Let's go through a simple example of integrating the Aporia SDK with a XGBoost model.

STEP 1: Add Model

Click the Add Model button in the Models page.

Add Model

Enter the model name and optionally a description. Click Next.

STEP 2: Initialize the Aporia SDK

First, we should initialize aporia and load a dataset to train the model.

import uuid
import pandas as pd
import xgboost as xgb
from sklearn.model_selection import train_test_split

import aporia
aporia.init(token='123', environment='example')

data = pd.read_csv("./path_to_real_file_with_data.csv")
features = data.drop(["will_buy_insurance"], axis=1)
labels = data[["will_buy_insurance"]]

STEP 3: Create Model Version

Next, we'll define a version for the new model:

aporia.create_model_version(
  model_id="my-model",
  model_version="v1",
  model_type="binary",
  features=aporia.pandas.infer_schema_from_dataframe(features),
  predictions=aporia.pandas.infer_schema_from_dataframe(labels)
)

STEP 4: Train Model

Now, let's train an XGBoost model, and log the training data:

dtrain = xgb.DMatrix(features, labels["will_buy_insurance"].values)
xgb_model = xgb.train({"objective": "binary:logistic"}, dtrain)
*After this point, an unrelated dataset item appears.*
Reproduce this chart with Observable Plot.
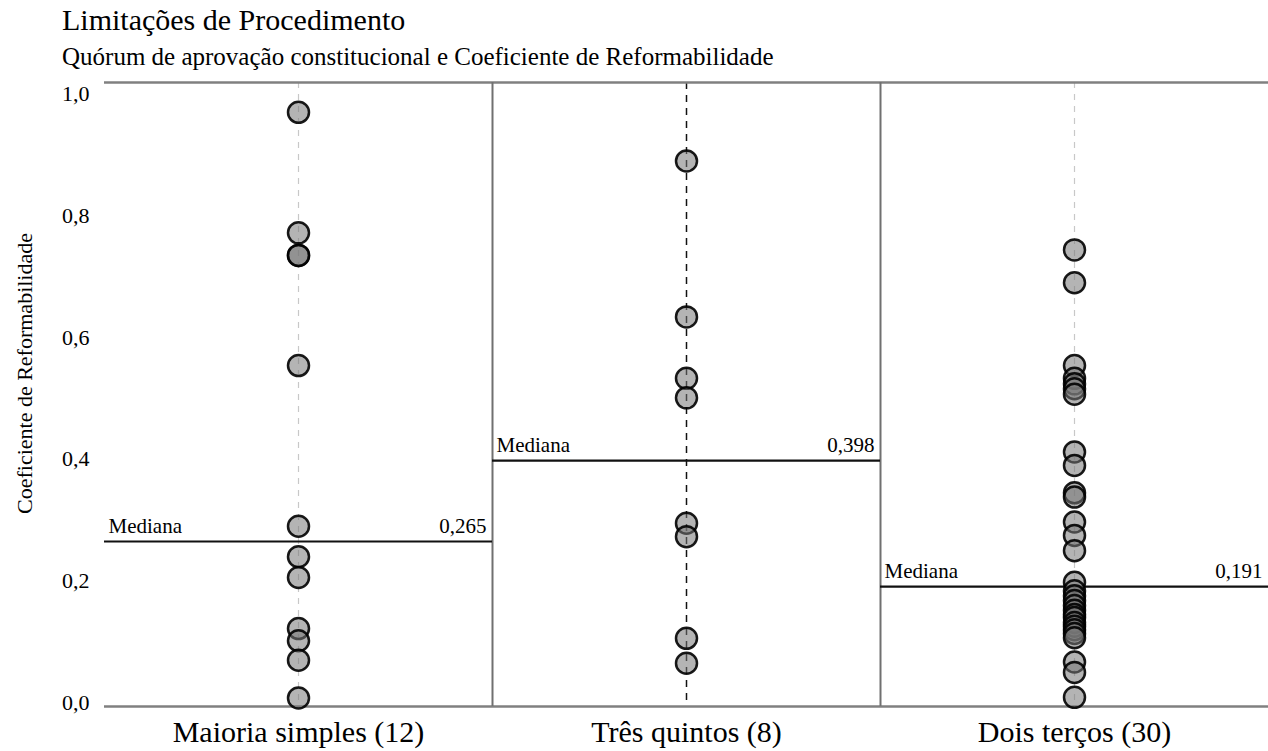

apr_model = aporia.Model(model_id="my-model", model_version="v1")
apr_model.log_training_set(features=features, labels=labels)

STEP 5: Predict

The last step is to log the predictions performed by the model.

# pred_features is a DataFrame containing the features for the predictions
prediction = xgb_model.predict(xgb.DMatrix(pred_features))

apr_model = aporia.Model(model_id="my-model", model_version="v1")
apr_model.log_prediction(
  id=str(uuid.uuid4()),
  features=aporia.pandas.pandas_to_dict(pred_features),
  predictions={
    "will_buy_insurance": prediction[0] > 0.7
  }
)